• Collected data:
>> begin

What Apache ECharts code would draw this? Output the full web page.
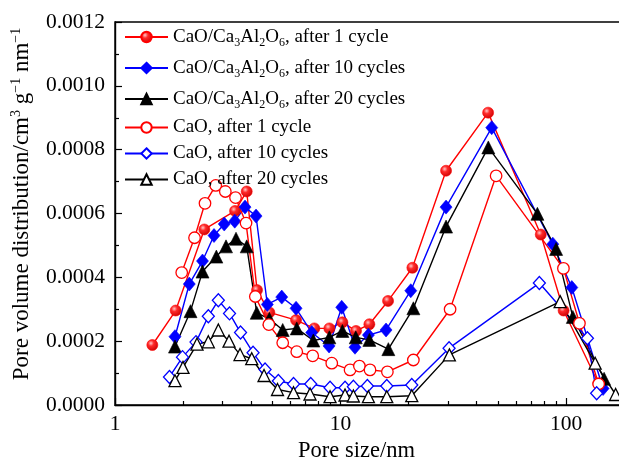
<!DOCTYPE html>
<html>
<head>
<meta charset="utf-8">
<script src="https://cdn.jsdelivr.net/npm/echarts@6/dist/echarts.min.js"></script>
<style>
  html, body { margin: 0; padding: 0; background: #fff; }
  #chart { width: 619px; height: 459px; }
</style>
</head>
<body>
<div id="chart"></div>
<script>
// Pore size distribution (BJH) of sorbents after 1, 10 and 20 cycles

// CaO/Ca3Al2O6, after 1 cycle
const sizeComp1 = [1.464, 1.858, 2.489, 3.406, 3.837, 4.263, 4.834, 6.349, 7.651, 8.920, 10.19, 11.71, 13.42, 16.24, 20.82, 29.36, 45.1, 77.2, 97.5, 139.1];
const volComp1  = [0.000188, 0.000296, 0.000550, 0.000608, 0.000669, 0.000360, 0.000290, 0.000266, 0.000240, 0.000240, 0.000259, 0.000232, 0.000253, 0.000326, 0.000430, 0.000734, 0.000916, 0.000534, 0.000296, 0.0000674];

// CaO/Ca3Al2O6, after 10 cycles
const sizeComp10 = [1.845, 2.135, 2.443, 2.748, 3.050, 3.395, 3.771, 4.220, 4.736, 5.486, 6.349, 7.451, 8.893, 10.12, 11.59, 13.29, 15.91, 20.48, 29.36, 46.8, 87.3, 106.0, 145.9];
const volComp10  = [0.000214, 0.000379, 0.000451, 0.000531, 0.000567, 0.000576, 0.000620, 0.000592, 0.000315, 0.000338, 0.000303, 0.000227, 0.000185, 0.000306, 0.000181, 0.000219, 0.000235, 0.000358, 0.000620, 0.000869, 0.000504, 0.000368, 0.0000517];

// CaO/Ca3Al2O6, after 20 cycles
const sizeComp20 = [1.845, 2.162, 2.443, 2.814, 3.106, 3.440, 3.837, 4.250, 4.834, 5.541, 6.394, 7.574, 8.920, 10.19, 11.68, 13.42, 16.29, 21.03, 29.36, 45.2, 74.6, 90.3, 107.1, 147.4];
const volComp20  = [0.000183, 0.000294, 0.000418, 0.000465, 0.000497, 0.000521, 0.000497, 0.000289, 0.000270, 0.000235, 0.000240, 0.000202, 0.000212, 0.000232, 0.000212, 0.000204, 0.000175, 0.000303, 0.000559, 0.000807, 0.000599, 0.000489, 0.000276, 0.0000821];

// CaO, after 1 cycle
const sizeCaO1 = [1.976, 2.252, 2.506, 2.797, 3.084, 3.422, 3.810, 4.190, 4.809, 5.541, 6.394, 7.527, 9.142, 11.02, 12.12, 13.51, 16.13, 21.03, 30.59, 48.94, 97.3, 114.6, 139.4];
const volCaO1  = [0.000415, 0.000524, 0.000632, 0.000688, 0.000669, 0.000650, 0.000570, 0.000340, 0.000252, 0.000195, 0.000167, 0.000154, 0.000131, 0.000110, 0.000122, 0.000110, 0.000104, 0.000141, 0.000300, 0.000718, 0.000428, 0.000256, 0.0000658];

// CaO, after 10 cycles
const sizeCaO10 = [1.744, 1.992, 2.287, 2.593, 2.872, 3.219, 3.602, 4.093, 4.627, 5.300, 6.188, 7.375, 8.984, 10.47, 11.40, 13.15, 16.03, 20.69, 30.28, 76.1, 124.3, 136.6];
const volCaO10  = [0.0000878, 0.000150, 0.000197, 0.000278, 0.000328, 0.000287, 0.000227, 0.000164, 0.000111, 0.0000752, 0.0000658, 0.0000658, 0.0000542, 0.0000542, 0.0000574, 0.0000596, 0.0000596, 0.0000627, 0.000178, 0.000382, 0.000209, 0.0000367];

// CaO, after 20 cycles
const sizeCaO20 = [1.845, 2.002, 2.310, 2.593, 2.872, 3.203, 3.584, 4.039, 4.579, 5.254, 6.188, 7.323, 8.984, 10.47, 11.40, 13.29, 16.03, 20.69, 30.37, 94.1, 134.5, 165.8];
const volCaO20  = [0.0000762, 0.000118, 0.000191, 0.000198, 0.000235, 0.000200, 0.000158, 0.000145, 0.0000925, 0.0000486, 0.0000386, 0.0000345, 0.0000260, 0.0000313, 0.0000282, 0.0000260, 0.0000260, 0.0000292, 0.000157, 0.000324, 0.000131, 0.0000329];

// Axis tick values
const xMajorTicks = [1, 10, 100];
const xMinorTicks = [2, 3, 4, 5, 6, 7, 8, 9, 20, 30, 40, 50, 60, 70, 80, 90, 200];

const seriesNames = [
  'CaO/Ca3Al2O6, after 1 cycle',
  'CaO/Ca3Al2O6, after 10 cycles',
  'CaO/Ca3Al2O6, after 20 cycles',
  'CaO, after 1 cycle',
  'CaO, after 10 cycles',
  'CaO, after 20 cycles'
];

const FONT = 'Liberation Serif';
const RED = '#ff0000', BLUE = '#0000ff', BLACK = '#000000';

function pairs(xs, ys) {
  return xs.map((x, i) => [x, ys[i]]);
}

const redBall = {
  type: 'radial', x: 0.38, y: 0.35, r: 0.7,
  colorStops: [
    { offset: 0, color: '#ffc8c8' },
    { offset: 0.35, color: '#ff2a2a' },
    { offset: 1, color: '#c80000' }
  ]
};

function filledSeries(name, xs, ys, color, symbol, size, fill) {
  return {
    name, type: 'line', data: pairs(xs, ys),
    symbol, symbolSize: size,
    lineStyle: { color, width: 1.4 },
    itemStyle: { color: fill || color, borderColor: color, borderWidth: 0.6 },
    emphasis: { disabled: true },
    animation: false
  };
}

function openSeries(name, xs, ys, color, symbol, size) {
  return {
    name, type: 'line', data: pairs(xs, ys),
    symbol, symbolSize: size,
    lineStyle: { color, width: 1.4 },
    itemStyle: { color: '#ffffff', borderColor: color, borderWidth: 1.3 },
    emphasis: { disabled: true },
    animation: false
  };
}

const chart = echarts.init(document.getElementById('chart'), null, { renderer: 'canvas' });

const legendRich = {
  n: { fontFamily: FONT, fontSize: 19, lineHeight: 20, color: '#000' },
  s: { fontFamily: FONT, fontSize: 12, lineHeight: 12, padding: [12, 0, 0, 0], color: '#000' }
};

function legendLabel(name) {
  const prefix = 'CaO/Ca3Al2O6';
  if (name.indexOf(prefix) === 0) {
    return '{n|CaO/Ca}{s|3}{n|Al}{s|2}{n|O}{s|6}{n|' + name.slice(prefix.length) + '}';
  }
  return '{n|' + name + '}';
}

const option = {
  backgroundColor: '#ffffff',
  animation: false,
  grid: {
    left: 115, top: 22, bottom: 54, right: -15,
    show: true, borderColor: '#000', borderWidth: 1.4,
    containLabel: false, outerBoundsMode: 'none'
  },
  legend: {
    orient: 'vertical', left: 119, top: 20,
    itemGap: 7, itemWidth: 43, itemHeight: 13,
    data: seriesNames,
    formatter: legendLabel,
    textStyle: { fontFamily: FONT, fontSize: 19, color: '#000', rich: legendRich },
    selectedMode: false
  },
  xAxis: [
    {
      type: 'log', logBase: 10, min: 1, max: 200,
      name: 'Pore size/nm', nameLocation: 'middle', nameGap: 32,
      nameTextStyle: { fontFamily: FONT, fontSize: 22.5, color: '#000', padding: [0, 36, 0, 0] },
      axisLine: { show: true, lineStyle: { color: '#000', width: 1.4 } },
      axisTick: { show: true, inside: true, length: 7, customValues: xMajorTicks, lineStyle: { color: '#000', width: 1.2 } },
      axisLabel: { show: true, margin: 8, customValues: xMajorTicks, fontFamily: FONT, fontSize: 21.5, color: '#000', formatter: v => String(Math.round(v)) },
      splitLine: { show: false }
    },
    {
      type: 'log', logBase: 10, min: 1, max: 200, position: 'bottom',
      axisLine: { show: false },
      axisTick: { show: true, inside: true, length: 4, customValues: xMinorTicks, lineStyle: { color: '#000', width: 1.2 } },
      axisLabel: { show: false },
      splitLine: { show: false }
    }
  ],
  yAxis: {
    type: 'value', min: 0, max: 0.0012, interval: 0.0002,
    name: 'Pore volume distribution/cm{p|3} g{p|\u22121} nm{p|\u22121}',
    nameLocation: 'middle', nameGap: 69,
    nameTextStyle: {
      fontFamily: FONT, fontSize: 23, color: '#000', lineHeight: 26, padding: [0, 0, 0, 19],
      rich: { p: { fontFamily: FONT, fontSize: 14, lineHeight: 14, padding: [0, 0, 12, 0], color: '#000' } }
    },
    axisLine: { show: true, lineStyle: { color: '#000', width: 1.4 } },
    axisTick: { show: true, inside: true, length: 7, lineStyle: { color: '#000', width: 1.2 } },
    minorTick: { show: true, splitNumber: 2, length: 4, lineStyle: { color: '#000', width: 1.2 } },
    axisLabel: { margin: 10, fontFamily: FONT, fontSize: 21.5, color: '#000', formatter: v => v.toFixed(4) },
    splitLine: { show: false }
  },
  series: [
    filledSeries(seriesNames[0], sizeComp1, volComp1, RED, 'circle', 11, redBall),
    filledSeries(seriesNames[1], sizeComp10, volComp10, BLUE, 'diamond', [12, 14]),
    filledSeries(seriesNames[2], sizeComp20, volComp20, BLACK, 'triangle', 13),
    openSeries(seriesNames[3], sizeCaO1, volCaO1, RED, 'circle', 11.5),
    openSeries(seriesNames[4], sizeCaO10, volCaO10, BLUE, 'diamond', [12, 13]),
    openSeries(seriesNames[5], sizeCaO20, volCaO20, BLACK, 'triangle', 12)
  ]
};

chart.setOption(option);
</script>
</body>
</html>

>> end
>> begin

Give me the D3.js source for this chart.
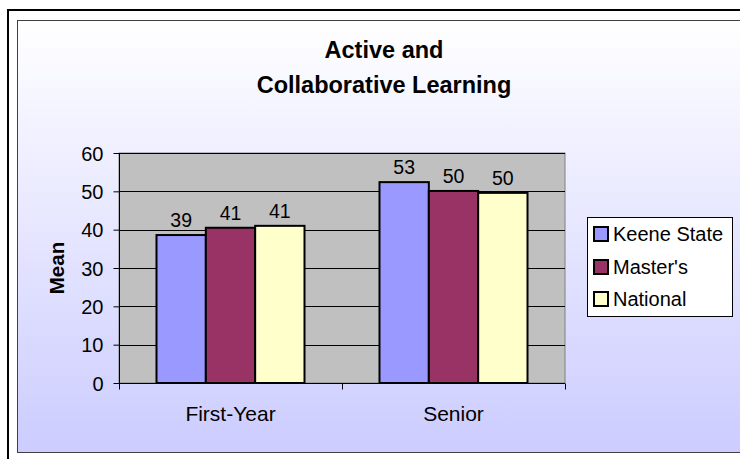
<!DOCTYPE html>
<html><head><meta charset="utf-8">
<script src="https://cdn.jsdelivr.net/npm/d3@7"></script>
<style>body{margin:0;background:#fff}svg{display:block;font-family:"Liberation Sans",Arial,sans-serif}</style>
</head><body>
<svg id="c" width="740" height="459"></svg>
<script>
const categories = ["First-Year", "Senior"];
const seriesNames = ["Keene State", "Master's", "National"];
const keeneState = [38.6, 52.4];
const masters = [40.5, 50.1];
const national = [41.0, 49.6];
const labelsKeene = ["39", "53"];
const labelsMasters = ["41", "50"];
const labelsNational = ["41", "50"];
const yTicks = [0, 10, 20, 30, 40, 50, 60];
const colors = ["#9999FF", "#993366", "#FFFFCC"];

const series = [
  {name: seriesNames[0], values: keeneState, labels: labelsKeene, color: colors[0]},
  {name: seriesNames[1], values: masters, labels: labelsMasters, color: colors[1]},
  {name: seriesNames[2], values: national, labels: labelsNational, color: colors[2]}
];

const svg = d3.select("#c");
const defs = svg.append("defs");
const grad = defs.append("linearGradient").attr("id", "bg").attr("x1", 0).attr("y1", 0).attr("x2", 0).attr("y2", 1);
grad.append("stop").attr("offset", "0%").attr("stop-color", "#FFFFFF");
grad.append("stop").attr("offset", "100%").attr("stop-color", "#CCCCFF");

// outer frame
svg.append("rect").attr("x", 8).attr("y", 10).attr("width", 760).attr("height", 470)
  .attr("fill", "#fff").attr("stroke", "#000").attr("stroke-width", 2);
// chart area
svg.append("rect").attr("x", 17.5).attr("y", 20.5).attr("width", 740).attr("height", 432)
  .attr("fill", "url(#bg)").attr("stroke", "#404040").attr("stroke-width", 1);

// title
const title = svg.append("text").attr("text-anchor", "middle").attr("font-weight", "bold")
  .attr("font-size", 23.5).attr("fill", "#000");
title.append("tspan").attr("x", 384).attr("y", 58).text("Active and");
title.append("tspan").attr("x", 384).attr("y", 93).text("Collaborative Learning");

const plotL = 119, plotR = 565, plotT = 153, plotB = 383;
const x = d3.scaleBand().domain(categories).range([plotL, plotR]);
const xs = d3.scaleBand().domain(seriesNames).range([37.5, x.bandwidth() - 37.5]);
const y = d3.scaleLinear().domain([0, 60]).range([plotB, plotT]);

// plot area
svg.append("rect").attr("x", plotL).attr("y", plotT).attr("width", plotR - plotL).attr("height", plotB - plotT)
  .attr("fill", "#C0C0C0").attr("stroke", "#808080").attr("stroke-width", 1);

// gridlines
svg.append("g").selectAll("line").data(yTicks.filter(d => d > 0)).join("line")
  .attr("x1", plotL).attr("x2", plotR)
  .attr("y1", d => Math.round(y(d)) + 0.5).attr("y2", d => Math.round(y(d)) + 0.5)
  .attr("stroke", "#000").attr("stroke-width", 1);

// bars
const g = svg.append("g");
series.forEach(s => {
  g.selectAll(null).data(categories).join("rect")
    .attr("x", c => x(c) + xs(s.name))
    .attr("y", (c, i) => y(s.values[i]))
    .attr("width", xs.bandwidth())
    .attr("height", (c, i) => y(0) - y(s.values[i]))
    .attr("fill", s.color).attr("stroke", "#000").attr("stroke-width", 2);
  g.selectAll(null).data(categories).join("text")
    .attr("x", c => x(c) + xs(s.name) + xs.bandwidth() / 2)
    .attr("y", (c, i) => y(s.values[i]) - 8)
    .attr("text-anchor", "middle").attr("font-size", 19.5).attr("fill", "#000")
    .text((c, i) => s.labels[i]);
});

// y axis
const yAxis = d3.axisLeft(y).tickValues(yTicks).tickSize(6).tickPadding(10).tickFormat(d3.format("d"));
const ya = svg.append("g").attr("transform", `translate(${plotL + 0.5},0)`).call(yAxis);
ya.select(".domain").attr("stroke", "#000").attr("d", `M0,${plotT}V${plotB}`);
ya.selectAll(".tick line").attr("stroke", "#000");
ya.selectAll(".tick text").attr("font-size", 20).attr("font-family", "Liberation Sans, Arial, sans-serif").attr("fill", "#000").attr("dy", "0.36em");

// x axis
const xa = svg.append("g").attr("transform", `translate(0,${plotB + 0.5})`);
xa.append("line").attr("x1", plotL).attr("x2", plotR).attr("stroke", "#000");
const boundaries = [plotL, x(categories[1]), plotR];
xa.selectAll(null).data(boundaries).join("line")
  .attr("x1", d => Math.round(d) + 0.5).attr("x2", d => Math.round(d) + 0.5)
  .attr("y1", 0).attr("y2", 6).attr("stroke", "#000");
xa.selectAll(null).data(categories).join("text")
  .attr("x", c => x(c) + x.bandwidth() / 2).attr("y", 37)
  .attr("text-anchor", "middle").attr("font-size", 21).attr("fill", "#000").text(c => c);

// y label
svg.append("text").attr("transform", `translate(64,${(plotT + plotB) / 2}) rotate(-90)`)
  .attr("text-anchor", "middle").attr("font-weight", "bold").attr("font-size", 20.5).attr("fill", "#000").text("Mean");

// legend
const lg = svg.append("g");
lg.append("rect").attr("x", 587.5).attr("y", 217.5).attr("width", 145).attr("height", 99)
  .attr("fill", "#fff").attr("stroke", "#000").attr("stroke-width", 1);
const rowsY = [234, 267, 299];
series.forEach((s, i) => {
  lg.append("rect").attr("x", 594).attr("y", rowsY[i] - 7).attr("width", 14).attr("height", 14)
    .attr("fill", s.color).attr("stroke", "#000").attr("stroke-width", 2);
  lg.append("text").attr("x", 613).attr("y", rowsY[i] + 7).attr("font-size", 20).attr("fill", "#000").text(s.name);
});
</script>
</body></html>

>> end

• Written instruction: Find every line of the data that holds the string "this", then say how many there are and nothing else.

• Exercise response: 2